In organisatorischer Hinsicht überlegt werden müssen insbesondere Themen wie Adressatenkreis (welche Mitarbeiter können ein Sabbatical in Anspruch nehmen?), Anmeldemodus (wann, wie, wo ist der Wunsch nach einem Sabbatical bekannt zu geben?), Unternehmenskultur (ist das Unternehmen ausreichend offen für solche Auszeiten?) sowie Vertretung- bzw. Nachbesetzungsmanagement.

Wesentlich ist auch, dass während der Freizeitphase der Kontakt zum Betrieb bestehen bleibt und die Zeit nach der Rückkehr geregelt ist. Die Angst vor einer Kündigung nach dem Sabbatical hält viele Arbeitnehmer von der Inanspruchnahme solcher Angebote ab. Dem könnte durch einen vertraglichen Kündigungsschutz entgegen gewirkt werden. Andererseits müssen auch die Interessen des Arbeitgebers bedacht werden, da dieser für die Zeit der Freizeitphase einen Ersatz finden muss, sodass ein Einsatz in der Position vor der Freizeitphase vielleicht nicht mehr möglich ist. Für solche Szenarien müssen rechtzeitig rechtlich korrekte Maßnahmen vereinbart werden.

Rechtliches

Passen die organisatorischen und kulturellen Rahmenbedingungen, müssen nur noch die rechtlichen Aspekte geklärt werden. Sabbaticals sind derzeit nicht gesondert geregelt. Einige Kollektivverträge sehen Regelungen und Mustervereinbarungen vor, die als Grundlage dienen können. Kollektivvertragliche und gesetzliche Bestimmungen, insbesondere das Arbeitszeitrecht, sind einzuhalten.

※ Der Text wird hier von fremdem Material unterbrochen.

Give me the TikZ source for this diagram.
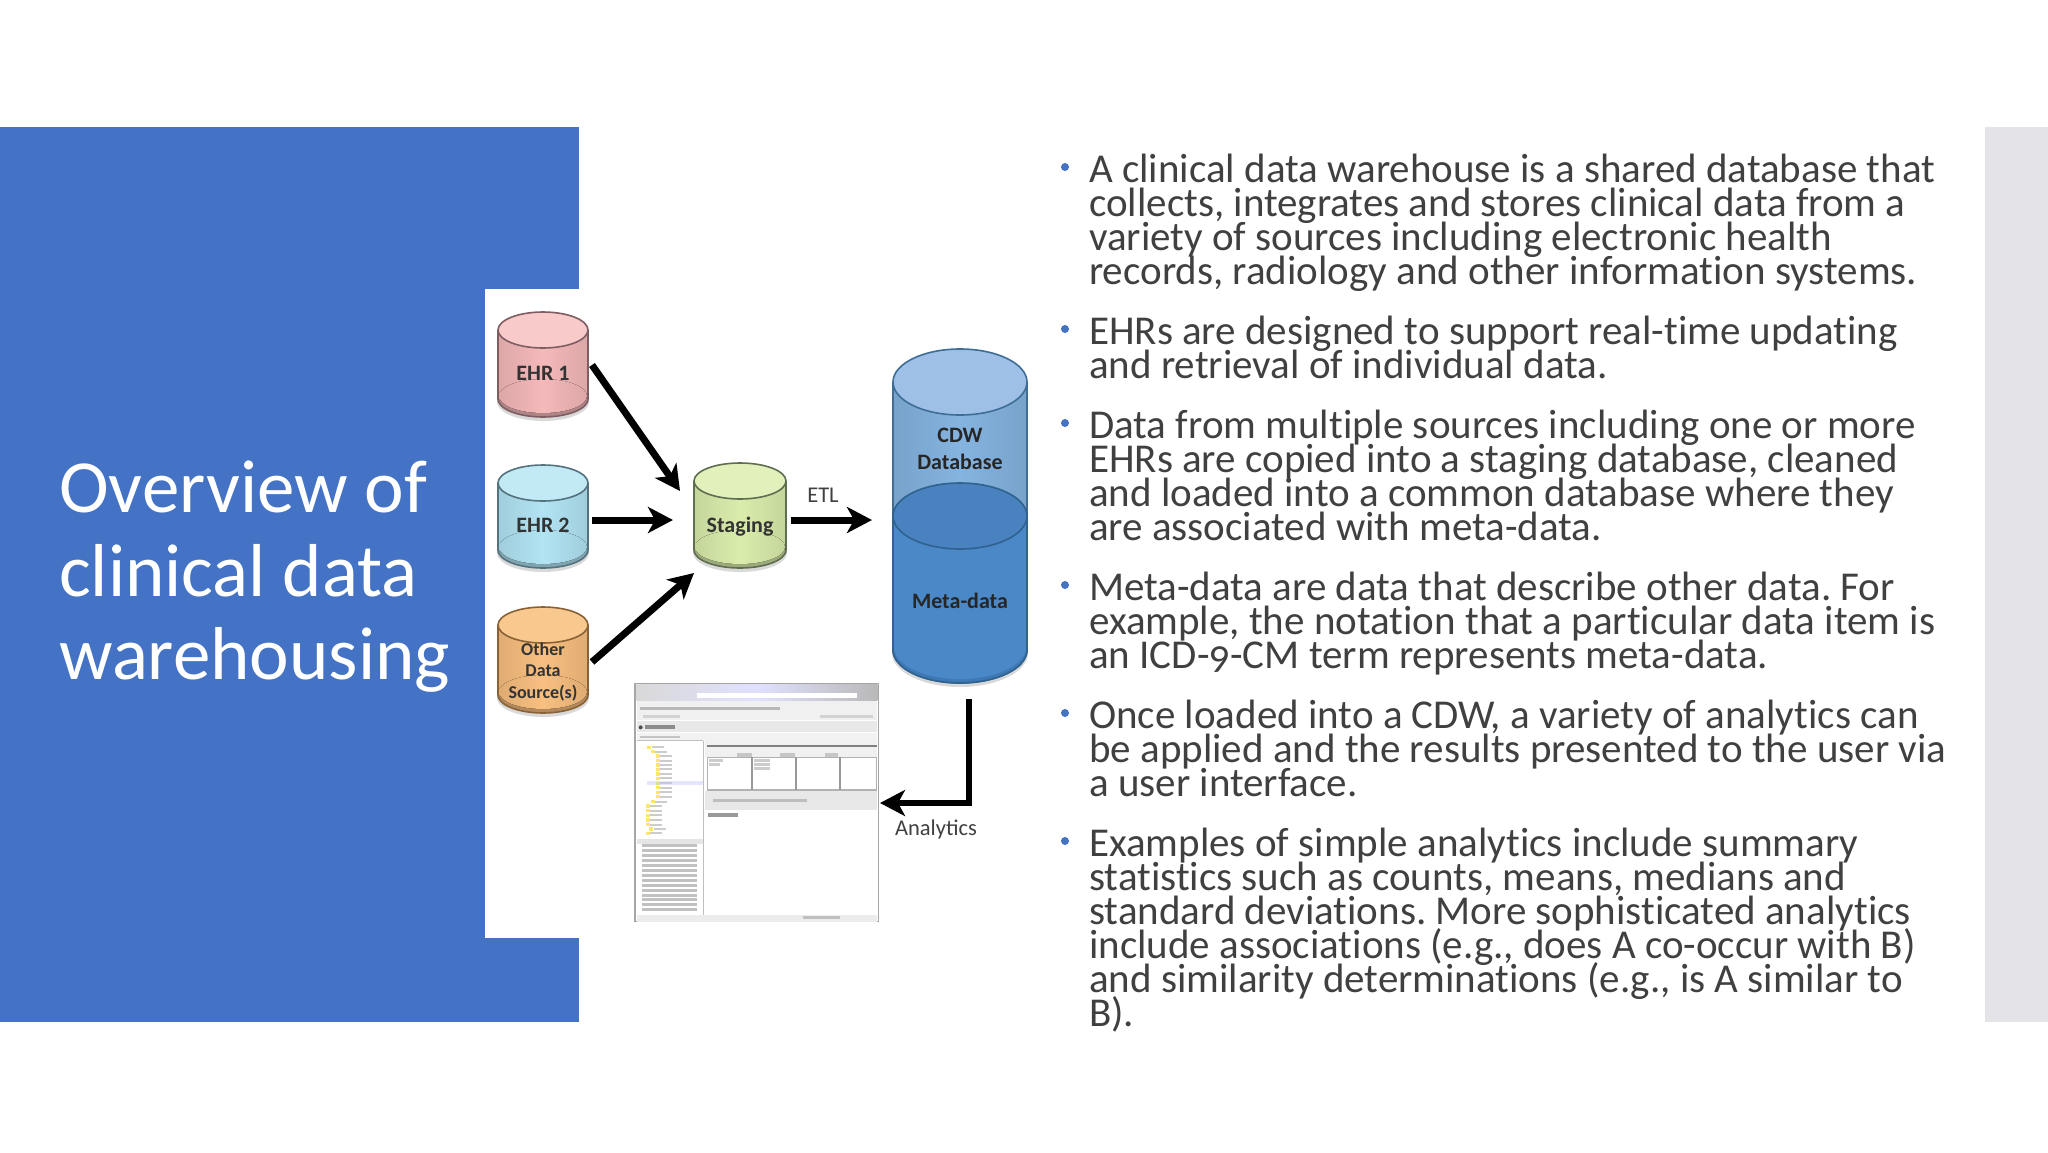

Arbeitnehmer haben keinen Rechtsanspruch auf ein Sabbatical und genauso darf ein Arbeitnehmer nicht zu einem Sabbatical gezwungen werden. Sabbaticals sind daher Vereinbarungssache. Die Sozialversicherungspflicht bleibt auch während der Freizeitphase aufrecht. Unter Umständen kann die Beitragsgrundlage schwanken - hier ist auf eine gute lohnverrechnerische Handhabung zu achten.

Das Gleichbehandlungsgebot ist selbstverständlich auch beim Anbieten Sabbaticals einzuhalten. Es darf zu keiner Ungleichbehandlung ohne sachliche Rechtfertigung kommen. Es ist aber zulässig, Bereiche oder Positionen, wo Auszeiten nicht oder nur in geringem Umfang möglich sind, zu definieren.

Nicht ohne Einzelvereinbarung

Im einzelnen Anlassfall sollte unbedingt eine Einzelvereinbarung mit dem Mitarbeiter abgeschlossen werden. Das erspart Probleme während oder nach dem Sabbatical. Darin ist insbesondere Folgendes zu klären:

  • Beginn und Ende der Vorbereitungsphase und der Freizeitphase
  • Lage der Arbeitszeit in der Vorbereitungsphase
  • Entgeltreduktion bzw. Mehrarbeits- und Überstundenzuschläge während der Vorbereitungsphase
  • Entgelt während der Freizeitphase
  • Urlaub in der Freizeitphase (z.B. Gilt dieser als konsumiert oder gebührt er zusätzlich?)
  • Modus zur Abänderung oder vorzeitigen Beendigung der Vereinbarung, Widerrufsvorbehalte
  • Regelung für den Fall einer längeren Erkrankung oder Zeiten eines Beschäftigungsverbotes während der Freizeitphase
  • Hinweis auf Nebentätigkeitsverbot und Geheimhaltungsverpflichtung während der Freizeitphase
  • Regelung für die Zeit nach dem Sabbatical, eventuell Versetzungsvorbehalt oder Kündigungsschutz
  • Nutzung von Betriebseigentum wie Mobiltelefon, Laptop, Firmenwagen während der Freizeitphase
  • Regelungen zur Aufrechterhaltung des Kontakts und Maßnahmen für die Wiedereingliederung.